The Canada Revenue Agency has published lowest return airfares for the first time in a bid to simplify the process of claiming the Northern Residents Tax Deduction.
For any northern resident, claiming the deduction relies in part on knowing the cheapest round-trip airfare that would have been applicable at the time of your travel south.
This normally sets off an annual rummage through websites, receipts or any other guide to try to establish what that airfare might be. In most years, a benevolent NWT accountant would come to everyone’s rescue with a Facebook post listing airfares – from which residents obediently copied out answers.
Peter Fragiskatos, parliamentary secretary to the minister of national revenue, said complaints about the arcane airfare scramble were the number-one issue he heard on a recent trip to Yellowknife.
“It was coming up in almost every meeting that I had,” Fragiskatos told Cabin Radio on Tuesday.
This tax season, to address that, the CRA has published what it believes to be the lowest return airfares for 135 airports on its website. The agency hired a third party in the travel industry to compile the tables, and says that means the frustrating hunt for answers is over.
“We heard what citizens had to say,” said Fragiskatos, who said the tables “advance a larger goal, which is helping northern residents.”
He acknowledged, however, that not everyone may agree with the figures.
For example, the CRA’s tables list the lowest return airfare between Yellowknife and Edmonton from April to September 2022 as $493.76.
For the same period, Canadian North – publishing a table of its own – said the lowest return airfare was around $1,000.
One resident contacting Cabin Radio said the CRA would be “out to lunch” if it believed its quoted airfares were the lowest available. “Airfares have been higher than ever the last year and I’ve lived here for 20 years,” they said.
Fragiskatos, responding to that concern, said the old way of filing – finding your own lowest airfare to quote and keeping relevant receipts – remained an option.
“It could be that people disagree with the figures in that table, and that’s why they can submit documents in the way that they always have in order to secure a more favourable deduction,” he said, adding that the CRA’s quoted figures represented “a seasonal average.”

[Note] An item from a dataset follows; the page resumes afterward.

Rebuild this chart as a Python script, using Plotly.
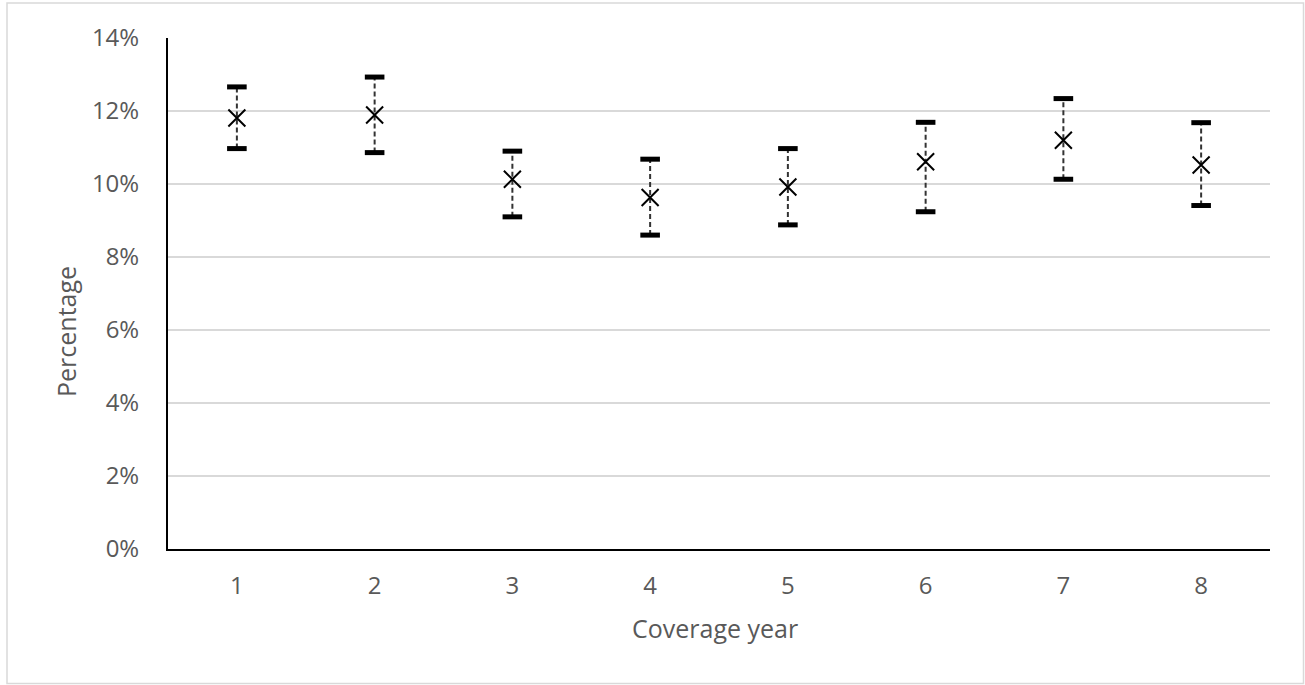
import plotly.graph_objects as go

years = [1, 2, 3, 4, 5, 6, 7, 8]
estimate = [11.81, 11.89, 10.13, 9.63, 9.92, 10.61, 11.20, 10.52]
upper = [12.66, 12.93, 10.90, 10.68, 10.97, 11.69, 12.34, 11.68]
lower = [10.97, 10.86, 9.10, 8.60, 8.88, 9.24, 10.13, 9.41]
y_ticks = [0, 2, 4, 6, 8, 10, 12, 14]
y_tick_labels = ["0%", "2%", "4%", "6%", "8%", "10%", "12%", "14%"]

FONT = "Open Sans"
TXT = "#595959"

# dashed whiskers
wx, wy = [], []
for x, lo, hi in zip(years, lower, upper):
    wx += [x, x, None]
    wy += [lo, hi, None]

fig = go.Figure()
fig.add_trace(go.Scatter(x=wx, y=wy, mode="lines",
                         line=dict(color="#333333", width=2, dash="5px,3px"),
                         hoverinfo="skip", showlegend=False))
fig.add_trace(go.Scatter(x=years + years, y=upper + lower, mode="markers",
                         marker=dict(symbol="line-ew", size=14,
                                     line=dict(color="black", width=5)),
                         showlegend=False))
fig.add_trace(go.Scatter(x=years, y=estimate, mode="markers",
                         marker=dict(symbol="x-thin", size=17, color="black",
                                     line=dict(color="black", width=2)),
                         showlegend=False))

fig.update_layout(
    width=1305, height=685,
    margin=dict(l=168, r=35, t=38, b=136),
    paper_bgcolor="white", plot_bgcolor="white",
    font=dict(family=FONT, size=24, color=TXT),
    xaxis=dict(range=[0.5, 8.5], tickvals=years, ticktext=[str(y) for y in years],
               showgrid=False, showline=True, linecolor="black", linewidth=2,
               ticks="", zeroline=False, ticklabelstandoff=14,
               tickfont=dict(family=FONT, size=24, color=TXT)),
    yaxis=dict(range=[0, 14], tickvals=y_ticks, ticktext=y_tick_labels,
               showgrid=True, gridcolor="#d9d9d9", gridwidth=1.5,
               showline=True, linecolor="black", linewidth=2,
               ticks="", zeroline=False, ticklabelstandoff=22,
               tickfont=dict(family=FONT, size=24, color=TXT)),
    annotations=[
        dict(text="Coverage year", xref="paper", yref="paper",
             x=(715 - 168) / 1102, y=(549 - 628) / 511, showarrow=False,
             xanchor="center", yanchor="middle",
             font=dict(family=FONT, size=25, color=TXT)),
        dict(text="Percentage", xref="paper", yref="paper",
             x=(66 - 168) / 1102, y=(549 - 332) / 511, showarrow=False,
             textangle=-90, xanchor="center", yanchor="middle",
             font=dict(family=FONT, size=25, color=TXT)),
    ],
    shapes=[
        dict(type="rect", xref="paper", yref="paper",
             x0=(7 - 168) / 1102, x1=(1303.5 - 168) / 1102,
             y0=(549 - 683.5) / 511, y1=(549 - 3) / 511,
             line=dict(color="#d9d9d9", width=1.5), layer="below"),
    ],
)

fig.write_html("out.html")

“Gone are the days when people at the last minute had to find the lowest return airfare,” he said, “but if they want to use that former approach, they can still do that.”
Fragiskatos said a forthcoming consultation would allow residents to provide feedback on the new approach to the travel deduction, which he characterized as a pilot project that the CRA was prepared to amend if a better process emerges.
That consultation will begin on March 7, with information to follow on the CRA’s website.
“Based on that feedback, it could change. We do want to listen and if there’s a need to modify the approach that’s being taken, we would certainly consider doing that,” he said.
“We want as simple a process as possible.”